Capital Intelligence (CI), the international credit rating agency, today announced that it has affirmed the Financial Strength Rating (FSR) and the Foreign Currency (FC) Ratings of Riyad Bank (RB), based in Riyadh, Saudi Arabia. Supported by its consistently strong capital profile, robust growth in customer deposits and the composition of those deposits, consequently improved liquidity, together with growing operating profitability, the Bank’s FSR is affirmed at ‘AA-’, with a ‘Stable’ Outlook.
The rating is constrained by the high non-performing loan net accretion rate and the large stock of past due not impaired loans, both of which negatively impact asset quality and net profitability, and by the softening economy, which could lead to further deterioration in asset quality.

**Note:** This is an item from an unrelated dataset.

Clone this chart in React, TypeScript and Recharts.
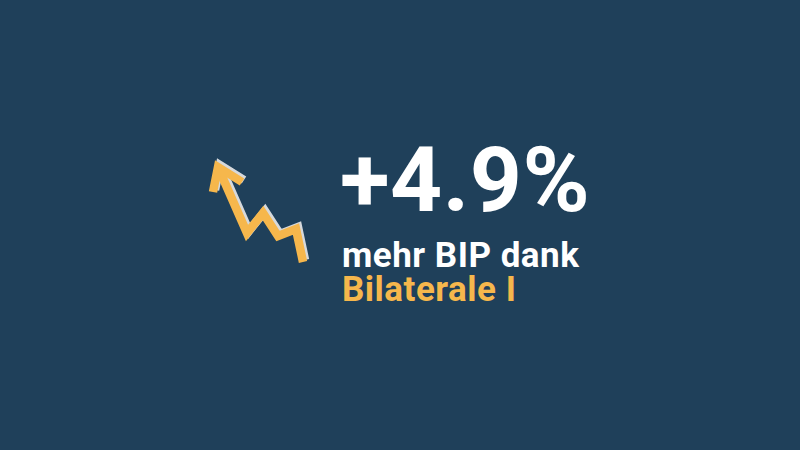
import React from "react";
import { ComposedChart, Line, XAxis, YAxis } from "recharts";

// Zig-zag arrow path (x right, y up)
const zigX = [113, 106, 88, 73, 57, 28];
const zigY = [18, 51, 44, 67, 47, 113];
// Arrowhead: left barb end, tip, right barb end
const headX = [23, 28, 52];
const headY = [88, 113, 98];

const headline = "+4.9%";
const line1 = "mehr BIP dank";
const line2 = "Bilaterale I";

const zigData = zigX.map((x, i) => ({ x, y: zigY[i] }));
const headData = headX.map((x, i) => ({ x, y: headY[i] }));

const BG = "#1f405a";
const YELLOW = "#f6b74c";
const SHADOW = "#d6d9dc";

function Arrow({ color }: { color: string }) {
  return (
    <ComposedChart width={140} height={130} margin={{ top: 0, right: 0, bottom: 0, left: 0 }}>
      <XAxis type="number" dataKey="x" domain={[0, 140]} hide allowDataOverflow />
      <YAxis type="number" dataKey="y" domain={[0, 130]} hide allowDataOverflow />
      <Line data={zigData} dataKey="y" stroke={color} strokeWidth={8.5} dot={false}
        strokeLinejoin="miter" strokeLinecap="butt" isAnimationActive={false} type="linear" />
      <Line data={headData} dataKey="y" stroke={color} strokeWidth={8.5} dot={false}
        strokeLinejoin="miter" strokeLinecap="butt" isAnimationActive={false} type="linear" />
    </ComposedChart>
  );
}

export default function App() {
  const font = "Roboto, 'Noto Sans', sans-serif";
  return (
    <div style={{ position: "fixed", left: 0, top: 0, width: 800, height: 450, background: BG, overflow: "hidden" }}>
      <div style={{ position: "absolute", left: 192, top: 148 }}>
        <Arrow color={SHADOW} />
      </div>
      <div style={{ position: "absolute", left: 190, top: 150 }}>
        <Arrow color={YELLOW} />
      </div>
      <div style={{ position: "absolute", left: 340, top: 135, fontFamily: font, fontWeight: 700, fontSize: 91, lineHeight: "91px", color: "#ffffff", letterSpacing: 0.5, whiteSpace: "nowrap" }}>
        {headline}
      </div>
      <div style={{ position: "absolute", left: 342, top: 239, fontFamily: font, fontWeight: 700, fontSize: 35, lineHeight: "33px", color: "#ffffff", letterSpacing: 0.5, whiteSpace: "nowrap" }}>
        {line1}
      </div>
      <div style={{ position: "absolute", left: 342, top: 273, fontFamily: font, fontWeight: 700, fontSize: 35, lineHeight: "33px", color: YELLOW, letterSpacing: 0.5, whiteSpace: "nowrap" }}>
        {line2}
      </div>
    </div>
  );
}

Also constraining the rating to some extent is the level of related-party exposure.
For the same reasons, the Long-Term FC Rating is maintained at ‘AA-’ and the Short-Term FC Rating at ‘A1+’, both constrained by the ratings assigned to the sovereign. Because of the recent change in the Sovereign Ratings of the Kingdom of Saudi Arabia – a change in the Outlook from ‘Stable’ to ‘Negative’ – the Outlook for RB’s FC Ratings is also changed from ‘Stable’ to ‘Negative’. In view of the Bank’s prominent position in the Saudi banking sector, official support is expected to be forthcoming in the unlikely event it is needed. Consequently, the Support Level remains at ‘2.’

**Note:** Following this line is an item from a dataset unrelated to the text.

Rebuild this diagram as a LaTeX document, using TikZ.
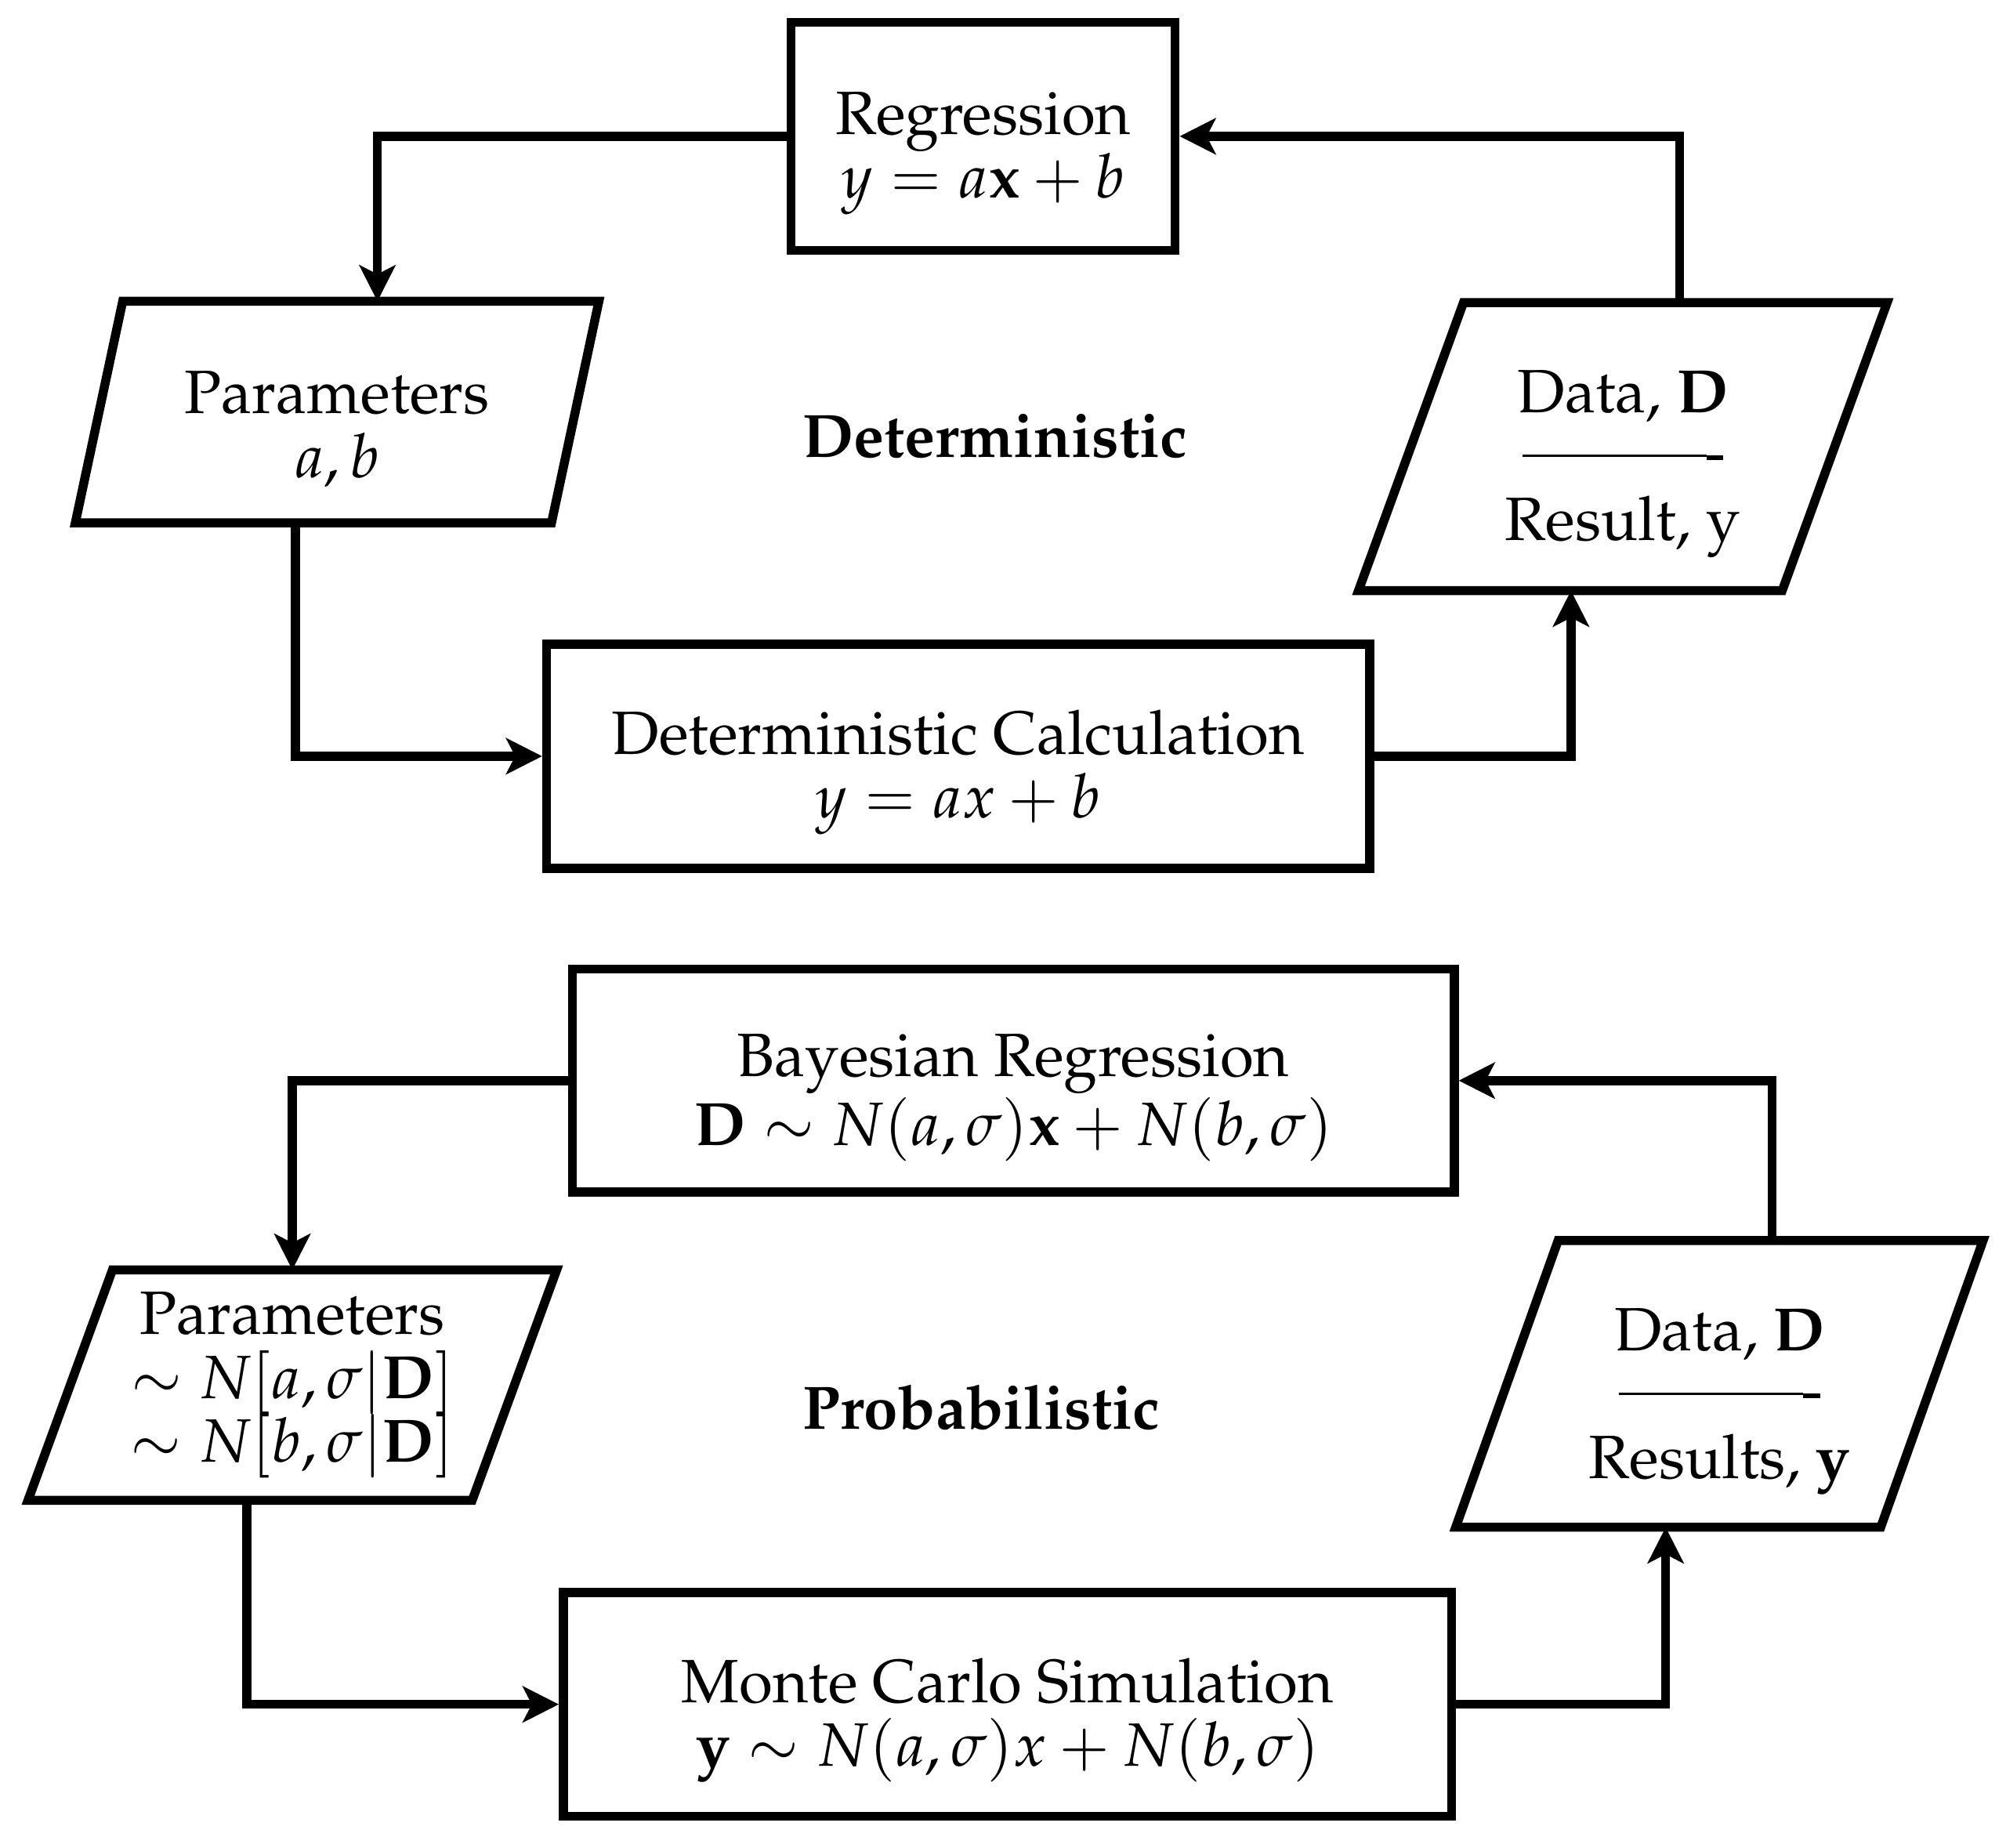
\documentclass[tikz,border=0pt]{standalone}
\usepackage[T1]{fontenc}
\usepackage{mathpazo}
\usepackage{amsmath}
\usepackage{tikz}
\usetikzlibrary{arrows.meta}

\newcommand{\topgap}{\rule{0pt}{17pt}}

\begin{document}
\begin{tikzpicture}[x=0.01cm,y=-0.01cm,font=\fontsize{13.6}{14.2}\selectfont]
\tikzstyle{process}=[rectangle, draw, line width=2pt, align=center]
\tikzstyle{io}=[rectangle, align=center, outer sep=0pt]
\tikzstyle{border}=[line width=2pt]
\tikzstyle{flow}=[line width=2pt, -{Stealth[length=8pt,width=8pt,inset=2pt]}]
\tikzstyle{tag}=[font=\fontsize{13.6}{14.2}\selectfont\bfseries, anchor=west, inner sep=0pt]
\useasboundingbox (0,0) rectangle (1568,1444);

 \node[process, minimum width=3cm, minimum height=1.78cm] (reg) at (768.5,106.5)
    {\topgap Regression\\$y = a\mathbf{x} + b$};
 \node[io, minimum width=3.72cm, minimum height=1.73cm] (par) at (263.5,322)
    {\topgap Parameters\\$a, b$};
 \node[io, minimum width=3.31cm, minimum height=2.25cm] (dat) at (1268.5,349)
    {\topgap Data, \textbf{D}\\\rule[4.2pt]{1.44cm}{0.6pt}\rule[3.6pt]{0.13cm}{1.1pt}\\Result, y};
 \node[process, minimum width=6.43cm, minimum height=1.75cm] (calc) at (749,591)
    {\topgap Deterministic Calculation\\$y = ax + b$};
 \node[tag] (det) at (627,341) {Deterministic};

 \node[process, minimum width=6.89cm, minimum height=1.74cm] (breg) at (792,844.5)
    {\topgap Bayesian Regression\\$\mathbf{D} \sim N(a,\sigma)\mathbf{x} + N(b,\sigma)$};
 \node[io, minimum width=3.47cm, minimum height=1.8cm] (bpar) at (228.5,1082.5)
    {Parameters\\$\sim N[a,\sigma|\mathbf{D}]$\\$\sim N[b,\sigma|\mathbf{D}]$};
 \node[io, minimum width=3.32cm, minimum height=2.24cm] (bdat) at (1344,1081.5)
    {\topgap Data, \textbf{D}\\\rule[4.2pt]{1.44cm}{0.6pt}\rule[3.6pt]{0.13cm}{1.1pt}\\Results, \textbf{y}};
 \node[process, minimum width=6.94cm, minimum height=1.75cm] (mc) at (787.5,1332)
    {\topgap Monte Carlo Simulation\\$\mathbf{y} \sim N(a,\sigma)x + N(b,\sigma)$};
 \node[tag] (prob) at (627,1100) {Probabilistic};

 \draw[border] ([xshift=1.85mm]par.north west) -- ([xshift=1.85mm]par.north east)
    -- ([xshift=-1.85mm]par.south east) -- ([xshift=-1.85mm]par.south west) -- cycle;
 \draw[border] ([xshift=4.1mm]dat.north west) -- ([xshift=4.1mm]dat.north east)
    -- ([xshift=-4.1mm]dat.south east) -- ([xshift=-4.1mm]dat.south west) -- cycle;
 \draw[border] ([xshift=3.3mm]bpar.north west) -- ([xshift=3.3mm]bpar.north east)
    -- ([xshift=-3.3mm]bpar.south east) -- ([xshift=-3.3mm]bpar.south west) -- cycle;
 \draw[border] ([xshift=4mm]bdat.north west) -- ([xshift=4mm]bdat.north east)
    -- ([xshift=-4mm]bdat.south east) -- ([xshift=-4mm]bdat.south west) -- cycle;

 \draw[flow] (reg.west) -| ([xshift=3.15mm]par.north);
 \draw[flow] ([xshift=-3.25mm]par.south) |- (calc.west);
 \draw[flow] (calc.east) -| ([xshift=-4.05mm]dat.south);
 \draw[flow] ([xshift=4.45mm]dat.north) |- (reg.east);

 \draw[flow] (breg.west) -| (bpar.north);
 \draw[flow] ([xshift=-3.55mm]bpar.south) |- (mc.west);
 \draw[flow] (mc.east) -| ([xshift=-4.2mm]bdat.south);
 \draw[flow] ([xshift=4.1mm]bdat.north) |- (breg.east);
\end{tikzpicture}
\end{document}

At year end 2014, RB ranked fourth of twelve locally incorporated banks in the Kingdom, both by total assets and by total capital. On that date, its assets totalled SAR214.6 billion (equivalent to USD57.2 billion), representing a market share of 10.4% by total assets. At year end 2014, the Bank operated a network of 318 domestic branches (a significant increase over the 252 at year end 2013) and over 2,500 ATMs.